The Census Bureau, though, has adjusted operations to protect the health of the public and census workers, while ensuring an accurate count. Nearly half of American households have reportedly already responded to the census count online after mailed self-response forms have been sent out.

Response rates by state, county and city can be viewed on the census website.  As of this post, the response rate was 61.4% in San Juan Capistrano, 58.2% in San Clemente and 52.1% in Dana Point. The response rate for the 49th Congressional District, so far, was 55.4%, and 57.7% for Orange County. The statewide response for California was 50.9%.

Online responses are preferred, though people can also contact a call center to be counted.

“The Census Bureau temporarily suspended 2020 Census field data collection activities in March,” the Census Bureau said in a press release. “Steps are already being taken to reactivate field offices beginning June 1, 2020, in preparation for the resumption of field data collection operations as quickly as possible following June 1.”

The Census Bureau will then begin a “lengthy, thorough and scientifically rigorous process” to produce redistricting information and other data. Census counts are used to determine funding allocations, and the schematics of political representation for areas on the state and federal level.

The Census Bureau statement said the agency is seeking statutory relief from Congress of 120 additional calendar days to deliver final apportionment counts in order to ensure the completeness and accuracy of the 2020 Census.

“Under this plan, the Census Bureau would extend the window for field data collection and self-response to October 31, 2020, which will allow for apportionment counts to be delivered to the President by April 30, 2021, and redistricting data to be delivered to the states no later than July 31, 2021,” the press release said.

Rep. Mike Levin, whose district includes South Orange County, highlighted the importance of the 2020 Census during a virtual town hall on Wednesday, April 15. Levin said he already responded to the census, calling it “super easy” and strongly encouraged viewers to do the same.

U.S. Census Bureau Partnership Specialist Roberto Garcia, who also spoke during Levin’s town hall, said communities benefit from accurate counts because they can get political power.

“It comes down to city council members that are elected locally, mayors, senators, congressmen, you name it,” Garcia said. “Water districts are made up of how many people are living in a community, school districts in a similar manner. We need to count everyone to make sure people have equitable representation at all levels of government.”

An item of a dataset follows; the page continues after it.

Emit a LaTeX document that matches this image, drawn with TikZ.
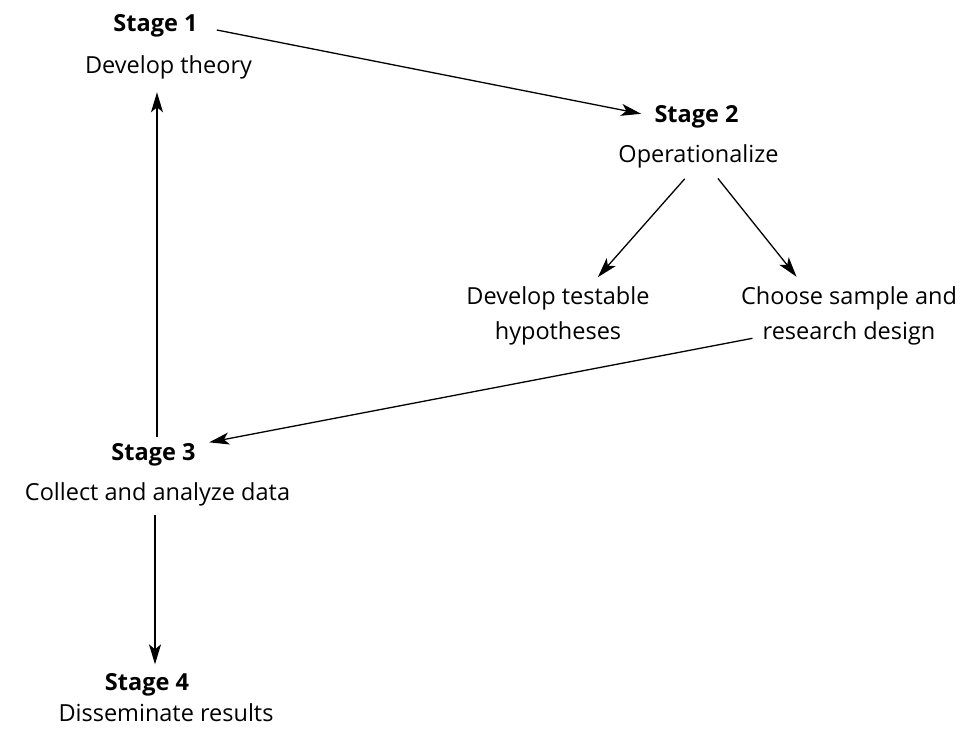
\documentclass[tikz,border=0pt]{standalone}
\usepackage{fontspec}
\setmainfont{Open Sans}
\usetikzlibrary{arrows.meta}

\begin{document}
\begin{tikzpicture}[x=1pt,y=-1pt,>={Stealth[length=20pt,width=12pt,inset=5pt]},line width=1.3pt,
  stage/.style={font=\bfseries\fontsize{23.5}{35}\selectfont,inner sep=0pt,anchor=base},
  task/.style={font=\fontsize{23.5}{35}\selectfont,inner sep=0pt,anchor=base},
  task2/.style={font=\fontsize{23.5}{35}\selectfont,inner sep=0pt,align=center}]
\useasboundingbox (0,0) rectangle (973,733);
% stage 1
\node[stage] (s1) at (155.5,32) {Stage 1};
\node[task]  (d1) at (168.5,74) {Develop theory};
% stage 2
\node[stage] (s2) at (696.5,122) {Stage 2};
\node[task]  (d2) at (698.5,162) {Operationalize};
\node[task2] (hyp) at (558,316) {Develop testable\\hypotheses};
\node[task2] (smp) at (849,316) {Choose sample and\\research design};
% stage 3
\node[stage] (s3) at (153.5,460) {Stage 3};
\node[task]  (d3) at (157.5,500) {Collect and analyze data};
% stage 4
\node[stage] (s4) at (147,690) {Stage 4};
\node[task]  (d4) at (166,721) {Disseminate results};
% arrows
\draw[->,shorten <=19pt,shorten >=13pt] (s1.east) -- (s2.west);
\draw[->,shorten <=14pt,shorten >=12pt] ([xshift=-4.5pt]d2.south) -- ([xshift=32pt]hyp.north);
\draw[->,shorten <=13pt,shorten >=12pt] ([xshift=11.3pt]d2.south) -- ([xshift=-45pt]smp.north);
\draw[->] ([shift={(12,-7.6)}]smp.south west) -- ([xshift=13pt]s3.north east);
\draw[->,shorten <=5pt,shorten >=12pt] ([xshift=3.5pt]s3.north) -- ([xshift=3.5pt]s3.north |- d1.south);
\draw[->,shorten <=9pt,shorten >=8pt] ([xshift=-2.5pt]d3.south) -- ([xshift=8pt]s4.north);
\end{tikzpicture}
\end{document}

The census asks for a respondent’s name, race, ethnicity and date of birth. It will not ask about citizenship status, Social Security numbers, property permits or criminal convictions, among other information.

“All your information is protected by Title 13 of the United States Code. Basically, what this means is we will never, ever share your personable identifiable information with any department of the government, whether it be FBI or immigration services like ICE,” Garcia said. “Everything you provide is confidential.”

More information can be found at 2020census.gov.